Certaines, présentées dans le premier épisode comme importantes (si ce n’est quasiment aussi centrales que Alice/Aafrin), vont ainsi piétiner lamentablement en répétant, encore et encore, les éléments de l’exposition sans jamais construire dessus. D’autres vont tout simplement être écartées pendant plusieurs épisodes, sans aucune explication rationnelle si ce n’est que les scénaristes s’étaient lassés d’en parler. A la place, régulièrement, Indian Summers nous sort une intrigue comme un prestidigitateur tire un lapin de son chapeau, et décrète que c’est de ça qu’on va parler maintenant. Comme cette histoire avec Ramu Sood, une intrigue pas inintéressante en soi, mais qui fait totalement dévier les autres intrigues de leur course. Pour finir, il y a encore un autre type d’intrigue désagréable : la storyline sans avenir. C’est le cas de la préparation des noces de Madeleine avec Ralph, dont tout le monde sait depuis le premier jour (et le premier épisode) que c’est sans avenir, mais que la série persiste à nous présenter comme très importante. Personne n’est dupe. On en reste devant l’écran, les yeux arrondis par l’ébahissement, devant ce qui est sûrement la plus grosse perte de temps de la saison.
Ce qui parachève la sensation d’agacement, c’est que ces intrigues sont en plus, pour l’essentiel, ponctuées de scènes où il ne se dit rien. Les personnages se parlent, mais leurs mots sont vides ; il n’arrive presque jamais qu’un personnage se livre à un autre, où lui dise ses quatre vérités. Il n’arrive presque jamais qu’on ait l’opportunité de savoir ce qui se passe dans le for intérieur d’un protagoniste, si ce n’est lorsqu’il indique brièvement son agacement et sa frustration à cause du carcan dans lequel il évolue.
Tout le monde est coincé par l’obligation de politesse et d’apparence lisse, et au lieu de nous inviter dans l’intimité des personnages pour découvrir ce qui se passe derrière ce masque imposé, Indian Summers se contente de mettre en scène des rencontres stériles entre personnages qui ne peuvent pas se parler et bien souvent n’essayent même pas. Ils continuent de dire les mêmes mensonges, ou disons, les demi-vérités polies qui sont attendues d’eux, pendant l’essentiel de la saison. Ça n’aide vraiment pas à passer le temps.
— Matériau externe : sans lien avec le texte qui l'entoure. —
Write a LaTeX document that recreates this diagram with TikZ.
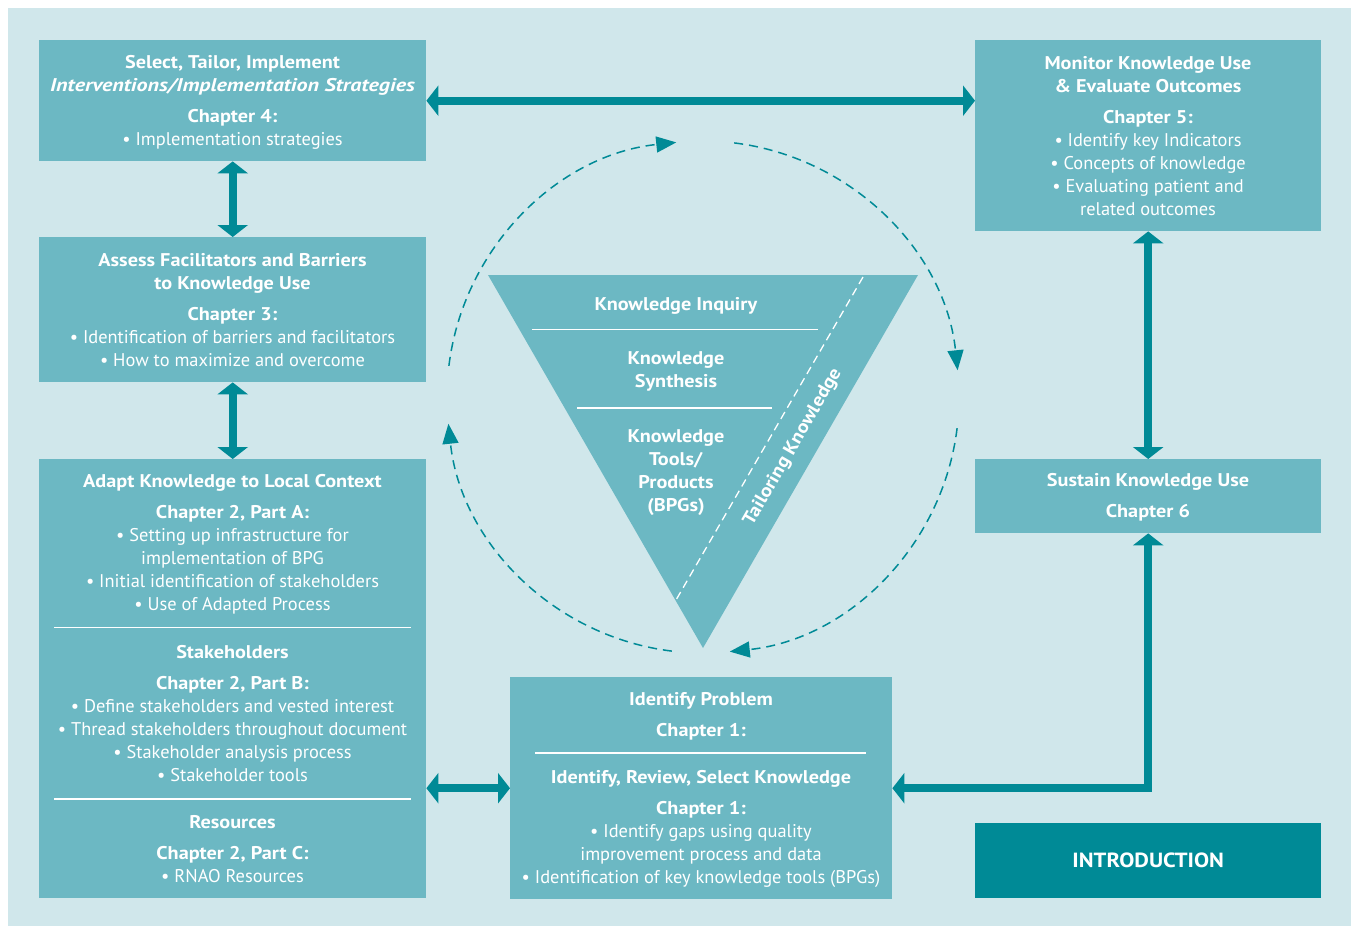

Tout n’est pas à jeter dans Indian Summers. Et sûrement que, dans la tête de ceux qui l’ont imaginée, beaucoup de ces intrigues passagères et de ce qui m’apparaît comme une perte de temps est, en fait, supposé être une multitudes de petits ruisseaux devant plus tard former le Gange de la série. C’est le cas pour beaucoup de fictions feuilletonantes conçues pour durer plusieurs années, après tout : les choses doivent prendre leur sens plus tard. Mais j’ai un problème avec cette façon de procéder lorsque la « récompense » du visionnage est supposée apparaître dans quelques années, et que dans l’intervalle la série se contente de facilités, de clichés et de détours sans intérêt.
Encore une fois, Indian Summers n’est pas une mauvaise série. Elle est très léchée esthétiquement et son cast est excellent pour la plupart (bien que souvent sous-employé). Son sujet, rarissime à la télévision, est extrêmement intéressant. Et important. Mais il est tellement difficile de se plonger dedans à corps perdu, comme j’espérais le faire lorsqu’elle a débuté. Toute occupée qu’elle est à regarder les choses par le petit (très petit) bout de la lorgnette, la série peine à s’imposer comme une fresque sur l’évolution d’un pays, ou des mentalités d’un pays, ou les idées politiques d’un pays, à une période cruciale de son histoire
Peut-être que la patience paiera au bout de 5 années de visionnage, et pour être sincère je n’en doute pas forcément. Je suis peut-être psychorigide, mais quand je regarde une série maintenant, j’aime bien en tirer autre chose à court terme que de l’agacement et de la frustration.